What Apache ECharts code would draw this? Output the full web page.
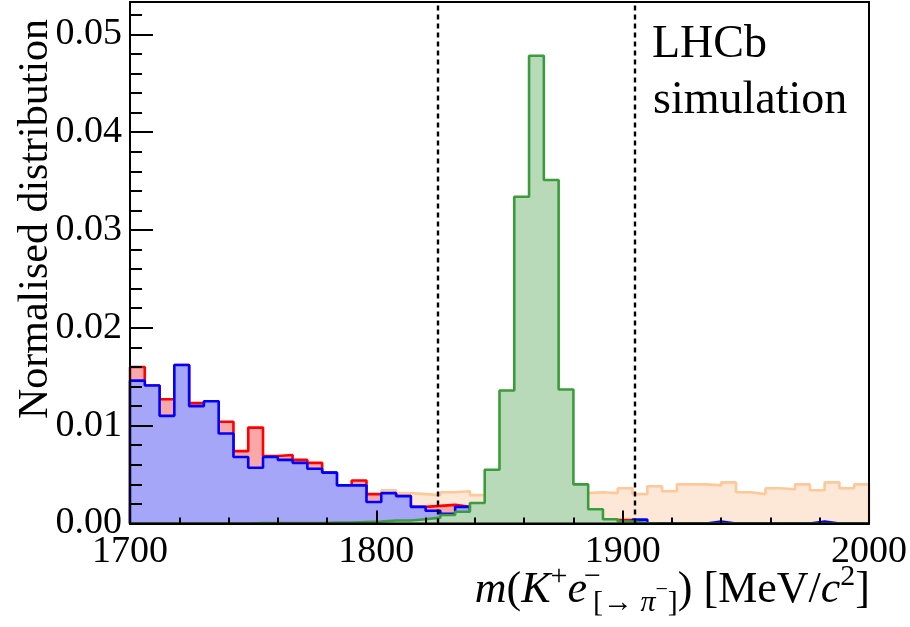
<!DOCTYPE html>
<html><head><meta charset="utf-8">
<script src="https://cdn.jsdelivr.net/npm/echarts@6/dist/echarts.min.js"></script>
<style>html,body{margin:0;padding:0;background:#fff}#c{width:910px;height:627px}</style>
</head><body><div id="c"></div>
<script>
// Binning: 50 bins of 6 MeV from 1700 to 2000
const binStart = 1700;
const binWidth = 6;
const nBins = 50;
const xTickValues = [1700, 1800, 1900, 2000];
const yTickValues = [0.00, 0.01, 0.02, 0.03, 0.04, 0.05];
const cutLines = [1825, 1905];

// red histogram
const redVals = [
  0.0160, 0.0141, 0.0127, 0.0162, 0.0123, 0.0125, 0.0104, 0.0074, 0.0098, 0.0069,
  0.0070, 0.0065, 0.0062, 0.0052, 0.0039, 0.0044, 0.0030, 0.0031, 0.0028, 0.0017,
  0.0018, 0.0019, 0.0017, 0, 0, 0, 0, 0, 0, 0,
  0, 0, 0, 0.00035, 0, 0, 0, 0, 0, 0,
  0, 0, 0, 0, 0, 0, 0, 0, 0, 0
];
// blue histogram
const blueVals = [
  0.0146, 0.0141, 0.0110, 0.0162, 0.0120, 0.0125, 0.0092, 0.0068, 0.0057, 0.0068,
  0.0065, 0.0062, 0.0056, 0.0052, 0.0039, 0.0039, 0.0022, 0.0031, 0.0028, 0.0017,
  0.0013, 0.0010, 0.0017, 0, 0, 0, 0, 0, 0, 0,
  0, 0, 0, 0, 0.0004, 0, 0, 0, 0, 0.0002,
  0, 0, 0, 0, 0, 0, 0.0002, 0, 0, 0
];
// green histogram
const greenVals = [
  0, 0, 0, 0, 0, 0, 0, 0, 0.00005, 0.00005,
  0.00005, 0.00005, 0.00005, 0.0001, 0.0001, 0.00015, 0.0002, 0.0003, 0.0003, 0.00043,
  0.0006, 0.00087, 0.0012, 0.0021, 0.0055, 0.0136, 0.0334, 0.0478, 0.0351, 0.0137,
  0.0040, 0.00146, 0.00043, 0.0002, 0.00005, 0, 0, 0, 0, 0,
  0, 0, 0, 0, 0, 0, 0, 0, 0, 0
];
// orange histogram
const orangeVals = [
  0.0020, 0.0021, 0.0022, 0.0022, 0.0023, 0.0023, 0.0024, 0.0024, 0.0025, 0.0025,
  0.0026, 0.0026, 0.0027, 0.0027, 0.0028, 0.0028, 0.0029, 0.0034, 0.0031, 0.0030,
  0.0029, 0.0032, 0.0033, 0.0029, 0.0030, 0.0031, 0.0030, 0.0031, 0.0030, 0.0031,
  0.0031, 0.0032, 0.0031, 0.0036, 0.0030, 0.0038, 0.0033, 0.0040, 0.0040, 0.0039,
  0.0042, 0.0032, 0.0030, 0.0036, 0.0035, 0.0040, 0.0034, 0.0042, 0.0036, 0.0040
];

const yMax = 0.0533;
const FONT = "'Liberation Serif', 'Times New Roman', Times, serif";

function stepPoints(vals) {
  const pts = [[binStart, 0]];
  vals.forEach((v, i) => pts.push([binStart + i * binWidth, v]));
  const xEnd = binStart + nBins * binWidth;
  pts.push([xEnd, vals[vals.length - 1]]);
  pts.push([xEnd, 0]);
  return pts;
}

function histSeries(name, vals, lineColor, fillColor, z, extra) {
  return Object.assign({
    name: name,
    type: 'line',
    step: 'end',
    z: z,
    data: stepPoints(vals),
    showSymbol: false,
    symbol: 'none',
    clip: false,
    lineStyle: { color: lineColor, width: 2.6 },
    areaStyle: { color: fillColor, opacity: 1 },
    silent: true
  }, extra || {});
}

const chart = echarts.init(document.getElementById('c'), null, { renderer: 'canvas' });
chart.setOption({
  animation: false,
  backgroundColor: '#ffffff',
  textStyle: { fontFamily: FONT },
  grid: { left: 130, top: 2, width: 740, height: 521.5, show: true, borderColor: '#000', borderWidth: 2, backgroundColor: 'transparent', z: 20 },
  xAxis: {
    type: 'value', min: xTickValues[0], max: xTickValues[xTickValues.length - 1], interval: 100,
    z: 20,
    axisLine: { show: true, lineStyle: { color: '#000', width: 2 } },
    axisTick: { show: true, inside: true, length: 13, lineStyle: { color: '#000', width: 2 } },
    minorTick: { show: true, splitNumber: 5, length: 6, lineStyle: { color: '#000', width: 2 } },
    axisLabel: { color: '#000', fontFamily: FONT, fontSize: 38, margin: 10, formatter: v => String(v) },
    splitLine: { show: false }
  },
  yAxis: [{
    type: 'value', min: 0, max: yMax, interval: 0.01,
    z: 20,
    axisLine: { show: true, lineStyle: { color: '#000', width: 2 } },
    axisTick: { show: true, inside: true, length: 23, lineStyle: { color: '#000', width: 2 } },
    axisLabel: { color: '#000', fontFamily: FONT, fontSize: 38, margin: 8, showMaxLabel: false,
      formatter: v => v.toFixed(2) },
    splitLine: { show: false }
  }, {
    type: 'value', min: 0, max: yMax, interval: 0.002, position: 'left',
    z: 20,
    axisLine: { show: false },
    axisTick: { show: true, inside: true, length: 12, lineStyle: { color: '#000', width: 2 } },
    axisLabel: { show: false },
    splitLine: { show: false }
  }],
  series: [
    histSeries('orange', orangeVals, '#ffc898', '#fde8d8', 2),
    histSeries('red', redVals, '#ff0000', '#f8a8a8', 3),
    histSeries('blue', blueVals, '#0000ff', '#a6a6f8', 4),
    histSeries('green', greenVals, '#3a9c3a', '#b8dab8', 5, {
      markLine: {
        silent: true, symbol: 'none', label: { show: false }, z: 10,
        lineStyle: { color: '#000', type: [5, 4], width: 2.4 },
        data: cutLines.map(v => ({ xAxis: v }))
      }
    })
  ],
  graphic: [
    { type: 'text', x: 36, y: 219, rotation: Math.PI / 2,
      style: { text: 'Normalised distribution', fontFamily: FONT, fontSize: 42, fill: '#000', align: 'center', verticalAlign: 'middle' } },
    { type: 'text', x: 652, y: 45,
      style: { text: 'LHCb', fontFamily: FONT, fontSize: 46, fill: '#000', align: 'left', verticalAlign: 'middle' } },
    { type: 'text', x: 653, y: 101,
      style: { text: 'simulation', fontFamily: FONT, fontSize: 46, fill: '#000', align: 'left', verticalAlign: 'middle' } },
    { type: 'text', x: 870, y: 590,
      style: {
        align: 'right', verticalAlign: 'middle',
        text: '{i|m}{r|(}{i|K}{sup|+}{i|e}{esup|−}{sub|[→ }{subi|π}{ssup|−}{sub|]}{r|) [MeV/}{i|c}{sup|2}{r|]}',
        rich: {
          r: { fontFamily: FONT, fontSize: 44, fill: '#000', lineHeight: 56, verticalAlign: 'middle' },
          i: { fontFamily: FONT, fontSize: 44, fontStyle: 'italic', fill: '#000', lineHeight: 56, verticalAlign: 'middle' },
          sup: { fontFamily: FONT, fontSize: 30, fill: '#000', lineHeight: 29, verticalAlign: 'top' },
          esup: { fontFamily: FONT, fontSize: 30, fill: '#000', lineHeight: 29, verticalAlign: 'top', width: 1, align: 'left', padding: [0, 0, 0, 5] },
          sub: { fontFamily: FONT, fontSize: 30, fill: '#000', lineHeight: 26, verticalAlign: 'bottom' },
          subi: { fontFamily: FONT, fontSize: 30, fontStyle: 'italic', fill: '#000', lineHeight: 26, verticalAlign: 'bottom' },
          ssup: { fontFamily: FONT, fontSize: 22, fill: '#000', lineHeight: 22, verticalAlign: 'middle' }
        }
      } }
  ]
});
</script>
</body></html>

______

▶ [DESCRIPTION OF THE TASK]: Restate the material word for word from its first line through the line containing "const cutLines = [1825, 1905];", both included; the pictures do not belong in it.

▶ [FULL ANSWER]:
What Apache ECharts code would draw this? Output the full web page.
<!DOCTYPE html>
<html><head><meta charset="utf-8">
<script src="https://cdn.jsdelivr.net/npm/echarts@6/dist/echarts.min.js"></script>
<style>html,body{margin:0;padding:0;background:#fff}#c{width:910px;height:627px}</style>
</head><body><div id="c"></div>
<script>
// Binning: 50 bins of 6 MeV from 1700 to 2000
const binStart = 1700;
const binWidth = 6;
const nBins = 50;
const xTickValues = [1700, 1800, 1900, 2000];
const yTickValues = [0.00, 0.01, 0.02, 0.03, 0.04, 0.05];
const cutLines = [1825, 1905];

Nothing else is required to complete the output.